In Table 6, the number of outer Newton iterations is stable, while the number of inner Newton iterations varies between five and fifteen iterations per outer iteration. This is essentially due to how difficult it is to compute the nonlinear map h(t) by solving \(\textbf{F}_1(\textbf{x};t)=0\) in line (5), (8) and (11) of Algorithm 3. The average number of inner linear solver iterations is quite stable across all experiments. The most challenging case is the limit \(\varepsilon \rightarrow 0\) in which we used the solution to the optimization problem as a warmed-up initial guess for the next smaller value of \(\varepsilon \). Further, we emphasize that the top left blocks of \(\textbf{J}_{1,1}\) involve the matrices \(C_i(\textbf{y}^k_i,t^k)\) (see (34)) which contain a dense low-rank term if \(g_\varepsilon ^{\prime \prime }(Q^k_{\omega _i})\ne 0\). As \(\varepsilon \rightarrow 0\), \(g_\varepsilon ^{\prime \prime }(\cdot )\) tends to a Dirac delta, so the dense term become dominant. Multigrid methods based on pointwise relaxations are expected to be not very efficient for these matrices which may not be diagonally dominant. The standard V-cycle algorithm indeed suffers, however the Krylov acceleration performs better as it handles these low-rank perturbation with smaller effort. For \(\varepsilon =10^{-4}\), we sometimes noticed that the GMRES residual stagnates after 20/30 iterations around \(10^{-7}/10^{-8}\), due to a loss of orthogonality in the Krylov subspace, and thus resulting in higher number of iterations. We allowed a maximum number of 80 iterations per linear system.

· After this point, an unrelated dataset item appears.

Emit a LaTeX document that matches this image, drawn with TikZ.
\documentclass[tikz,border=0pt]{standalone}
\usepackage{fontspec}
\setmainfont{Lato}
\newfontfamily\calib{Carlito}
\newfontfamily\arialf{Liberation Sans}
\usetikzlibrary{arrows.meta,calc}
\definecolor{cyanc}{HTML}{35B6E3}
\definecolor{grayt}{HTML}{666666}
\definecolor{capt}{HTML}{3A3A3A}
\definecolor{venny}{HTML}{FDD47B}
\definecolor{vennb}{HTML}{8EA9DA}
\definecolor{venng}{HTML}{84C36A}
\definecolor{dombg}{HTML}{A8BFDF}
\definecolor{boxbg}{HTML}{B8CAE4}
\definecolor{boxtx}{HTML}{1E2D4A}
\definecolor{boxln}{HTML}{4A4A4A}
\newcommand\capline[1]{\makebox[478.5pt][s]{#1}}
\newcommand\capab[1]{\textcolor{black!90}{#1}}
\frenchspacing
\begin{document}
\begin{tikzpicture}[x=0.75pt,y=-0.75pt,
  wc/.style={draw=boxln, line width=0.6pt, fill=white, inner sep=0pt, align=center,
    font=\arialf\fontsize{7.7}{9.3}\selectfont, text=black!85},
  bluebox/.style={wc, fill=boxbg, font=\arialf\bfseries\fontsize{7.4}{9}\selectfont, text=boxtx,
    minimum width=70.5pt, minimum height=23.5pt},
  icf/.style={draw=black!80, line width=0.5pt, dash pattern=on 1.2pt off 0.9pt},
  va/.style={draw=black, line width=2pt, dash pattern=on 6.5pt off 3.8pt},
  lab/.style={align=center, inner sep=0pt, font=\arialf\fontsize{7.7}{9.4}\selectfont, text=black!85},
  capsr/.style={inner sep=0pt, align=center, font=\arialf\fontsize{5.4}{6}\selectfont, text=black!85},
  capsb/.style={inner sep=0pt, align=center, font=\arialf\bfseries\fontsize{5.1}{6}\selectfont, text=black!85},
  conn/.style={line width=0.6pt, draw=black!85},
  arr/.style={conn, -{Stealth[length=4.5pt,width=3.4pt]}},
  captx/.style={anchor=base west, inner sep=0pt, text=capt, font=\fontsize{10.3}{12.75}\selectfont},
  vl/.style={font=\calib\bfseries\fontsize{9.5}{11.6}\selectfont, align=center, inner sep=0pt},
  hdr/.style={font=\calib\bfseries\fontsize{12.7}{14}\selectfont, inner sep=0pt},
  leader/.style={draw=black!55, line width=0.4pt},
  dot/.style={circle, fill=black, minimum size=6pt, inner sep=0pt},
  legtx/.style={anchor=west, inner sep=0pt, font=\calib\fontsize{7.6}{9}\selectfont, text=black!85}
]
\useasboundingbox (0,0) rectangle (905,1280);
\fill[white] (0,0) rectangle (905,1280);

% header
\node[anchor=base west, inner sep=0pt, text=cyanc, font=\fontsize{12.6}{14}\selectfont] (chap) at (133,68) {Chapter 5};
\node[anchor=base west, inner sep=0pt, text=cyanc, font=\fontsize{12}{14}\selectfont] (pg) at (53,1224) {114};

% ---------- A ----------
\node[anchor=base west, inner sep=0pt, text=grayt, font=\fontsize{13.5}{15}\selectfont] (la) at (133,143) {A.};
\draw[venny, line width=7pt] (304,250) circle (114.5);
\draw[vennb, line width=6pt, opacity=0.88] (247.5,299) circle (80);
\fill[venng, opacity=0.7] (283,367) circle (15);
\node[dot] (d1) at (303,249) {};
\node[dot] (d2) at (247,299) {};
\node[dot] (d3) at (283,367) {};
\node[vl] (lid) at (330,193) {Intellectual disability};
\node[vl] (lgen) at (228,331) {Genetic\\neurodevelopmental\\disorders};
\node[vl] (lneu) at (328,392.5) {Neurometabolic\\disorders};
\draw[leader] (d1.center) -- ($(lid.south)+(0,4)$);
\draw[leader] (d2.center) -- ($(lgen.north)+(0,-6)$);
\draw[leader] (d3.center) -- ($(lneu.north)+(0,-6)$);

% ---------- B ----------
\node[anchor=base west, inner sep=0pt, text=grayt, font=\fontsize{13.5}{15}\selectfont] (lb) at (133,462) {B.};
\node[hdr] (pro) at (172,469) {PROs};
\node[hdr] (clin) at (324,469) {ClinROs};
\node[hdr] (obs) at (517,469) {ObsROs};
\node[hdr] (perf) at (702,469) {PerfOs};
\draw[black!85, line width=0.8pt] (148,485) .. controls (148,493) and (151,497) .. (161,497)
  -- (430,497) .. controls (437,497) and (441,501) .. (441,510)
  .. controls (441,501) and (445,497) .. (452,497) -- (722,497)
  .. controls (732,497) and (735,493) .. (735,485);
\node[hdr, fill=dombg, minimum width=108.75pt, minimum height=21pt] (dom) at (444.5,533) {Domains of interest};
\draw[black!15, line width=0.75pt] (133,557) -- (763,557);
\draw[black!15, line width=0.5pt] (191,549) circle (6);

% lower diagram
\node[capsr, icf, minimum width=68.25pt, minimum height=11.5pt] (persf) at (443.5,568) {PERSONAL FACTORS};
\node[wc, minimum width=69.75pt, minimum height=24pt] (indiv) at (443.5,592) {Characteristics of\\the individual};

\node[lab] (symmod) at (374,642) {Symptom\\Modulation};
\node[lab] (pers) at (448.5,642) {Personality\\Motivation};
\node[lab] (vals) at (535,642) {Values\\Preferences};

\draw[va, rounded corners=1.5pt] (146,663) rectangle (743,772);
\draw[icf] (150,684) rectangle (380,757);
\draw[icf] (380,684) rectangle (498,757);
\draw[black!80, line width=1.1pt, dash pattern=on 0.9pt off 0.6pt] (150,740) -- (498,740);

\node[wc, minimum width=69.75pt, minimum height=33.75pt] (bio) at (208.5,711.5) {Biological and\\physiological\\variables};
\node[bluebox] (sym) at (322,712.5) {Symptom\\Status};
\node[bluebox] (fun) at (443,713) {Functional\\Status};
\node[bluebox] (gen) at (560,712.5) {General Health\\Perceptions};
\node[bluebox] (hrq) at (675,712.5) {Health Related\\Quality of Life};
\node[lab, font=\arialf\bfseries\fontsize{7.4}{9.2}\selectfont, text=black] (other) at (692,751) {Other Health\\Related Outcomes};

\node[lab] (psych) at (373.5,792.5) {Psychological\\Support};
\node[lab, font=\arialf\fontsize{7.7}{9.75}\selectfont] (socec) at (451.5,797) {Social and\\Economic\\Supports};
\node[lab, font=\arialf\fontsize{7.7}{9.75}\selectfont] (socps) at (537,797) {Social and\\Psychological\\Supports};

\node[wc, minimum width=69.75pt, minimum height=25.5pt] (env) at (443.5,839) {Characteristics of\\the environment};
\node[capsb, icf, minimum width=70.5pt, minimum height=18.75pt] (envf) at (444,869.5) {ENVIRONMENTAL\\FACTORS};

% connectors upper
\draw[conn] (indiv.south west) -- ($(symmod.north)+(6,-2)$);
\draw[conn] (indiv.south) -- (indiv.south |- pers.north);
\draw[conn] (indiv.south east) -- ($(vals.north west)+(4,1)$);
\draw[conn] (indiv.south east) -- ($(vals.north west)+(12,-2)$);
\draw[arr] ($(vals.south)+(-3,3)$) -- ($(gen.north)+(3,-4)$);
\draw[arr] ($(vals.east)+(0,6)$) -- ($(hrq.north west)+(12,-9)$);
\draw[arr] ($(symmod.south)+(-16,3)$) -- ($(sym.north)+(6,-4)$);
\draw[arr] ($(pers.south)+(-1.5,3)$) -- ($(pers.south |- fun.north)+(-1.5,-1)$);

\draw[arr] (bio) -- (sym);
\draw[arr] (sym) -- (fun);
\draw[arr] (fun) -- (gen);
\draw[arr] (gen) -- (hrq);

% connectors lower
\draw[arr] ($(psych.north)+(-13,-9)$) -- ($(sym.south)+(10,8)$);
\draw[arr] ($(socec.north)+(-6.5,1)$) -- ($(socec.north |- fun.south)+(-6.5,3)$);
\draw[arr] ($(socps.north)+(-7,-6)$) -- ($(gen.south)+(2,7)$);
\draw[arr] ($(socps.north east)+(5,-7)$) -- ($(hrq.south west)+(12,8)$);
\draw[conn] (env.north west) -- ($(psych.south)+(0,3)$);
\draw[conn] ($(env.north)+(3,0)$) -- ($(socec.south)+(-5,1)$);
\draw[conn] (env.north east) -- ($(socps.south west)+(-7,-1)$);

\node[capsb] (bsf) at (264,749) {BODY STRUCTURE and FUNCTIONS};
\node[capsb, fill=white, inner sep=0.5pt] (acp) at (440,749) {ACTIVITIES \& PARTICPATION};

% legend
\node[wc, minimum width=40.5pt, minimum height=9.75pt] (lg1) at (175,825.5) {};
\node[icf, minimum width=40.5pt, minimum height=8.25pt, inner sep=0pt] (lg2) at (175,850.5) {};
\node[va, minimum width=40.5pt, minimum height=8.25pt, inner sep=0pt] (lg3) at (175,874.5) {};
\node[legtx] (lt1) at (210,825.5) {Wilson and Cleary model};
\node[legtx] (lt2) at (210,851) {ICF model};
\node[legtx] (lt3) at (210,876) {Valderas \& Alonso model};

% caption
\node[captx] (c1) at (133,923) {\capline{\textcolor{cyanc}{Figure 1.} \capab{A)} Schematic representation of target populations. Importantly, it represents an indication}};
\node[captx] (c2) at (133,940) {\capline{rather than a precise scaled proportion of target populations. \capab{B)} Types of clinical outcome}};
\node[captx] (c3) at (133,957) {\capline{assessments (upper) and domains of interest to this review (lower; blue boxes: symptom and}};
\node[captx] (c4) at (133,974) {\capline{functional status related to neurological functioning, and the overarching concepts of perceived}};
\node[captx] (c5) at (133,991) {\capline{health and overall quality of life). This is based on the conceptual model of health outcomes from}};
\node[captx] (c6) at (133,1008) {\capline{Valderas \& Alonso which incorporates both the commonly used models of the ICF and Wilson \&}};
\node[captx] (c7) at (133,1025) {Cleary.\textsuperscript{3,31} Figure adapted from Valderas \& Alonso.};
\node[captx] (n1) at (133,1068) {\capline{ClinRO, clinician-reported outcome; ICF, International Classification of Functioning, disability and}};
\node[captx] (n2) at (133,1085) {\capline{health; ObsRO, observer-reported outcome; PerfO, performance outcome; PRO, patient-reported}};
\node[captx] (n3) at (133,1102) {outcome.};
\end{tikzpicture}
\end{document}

Table 6 For each numerical experiment, we report from the left to the right: the number of outer preconditioned Newton iterations, the total number of inner Newton iterations, the averaged number of V-cycle iterations and the averaged number of preconditioned GMRES iterations

Figure 3 compares the two optimal controls obtained minimizing either \(\mathbb {E}\left[ Q(y_\omega )\right] \) or \(\text {CVaR}_{0.99}\left[ Q(y_\omega )\right] \), and the cumulative distribution functions of \(Q(y_{\omega _j})\) computed on 8000 out-of-sample realizations. The risk-averse control indeed minimizes the risk of having large values of \(Q(y_\omega )\). The CVaR of level \(\lambda =0.99\) is respectively \(\text {CVaR}_{0.99}\left( Q(y_{\omega })\right) =2.79\) for the risk-neutral control and \(\text {CVaR}_{0.99}\left( Q(y_{\omega })\right) =0.90\) for the risk-averse control.

Fig. 3
figure 3

Solution of the linear-quadratic OCP (top-left), solution of the smoothed risk-averse OCP with \(\lambda =0.99\) (top-right), and cumulative distribution function of the quantity of interest for the controls computed with \(\lambda \in \left\{ 0,0.5,0.95,0.99\right\} \)

6 Conclusion

We have presented a multigrid method to solve the large saddle point linear systems that typically arise in full-space approaches to solve OCPUU. We further derived a detailed convergence analysis that fully characterizes the spectrum of the two-level iteration matrix. The algorithm has been tested as an iterative solver and as a preconditioner on three test cases: a linear-quadratic OCPUU, a nonsmooth OCPUU, and a risk-averse nonlinear OCPUU. Overall, the multigrid method shows very good performances and robustness with respect to the several parameters of the problems considered.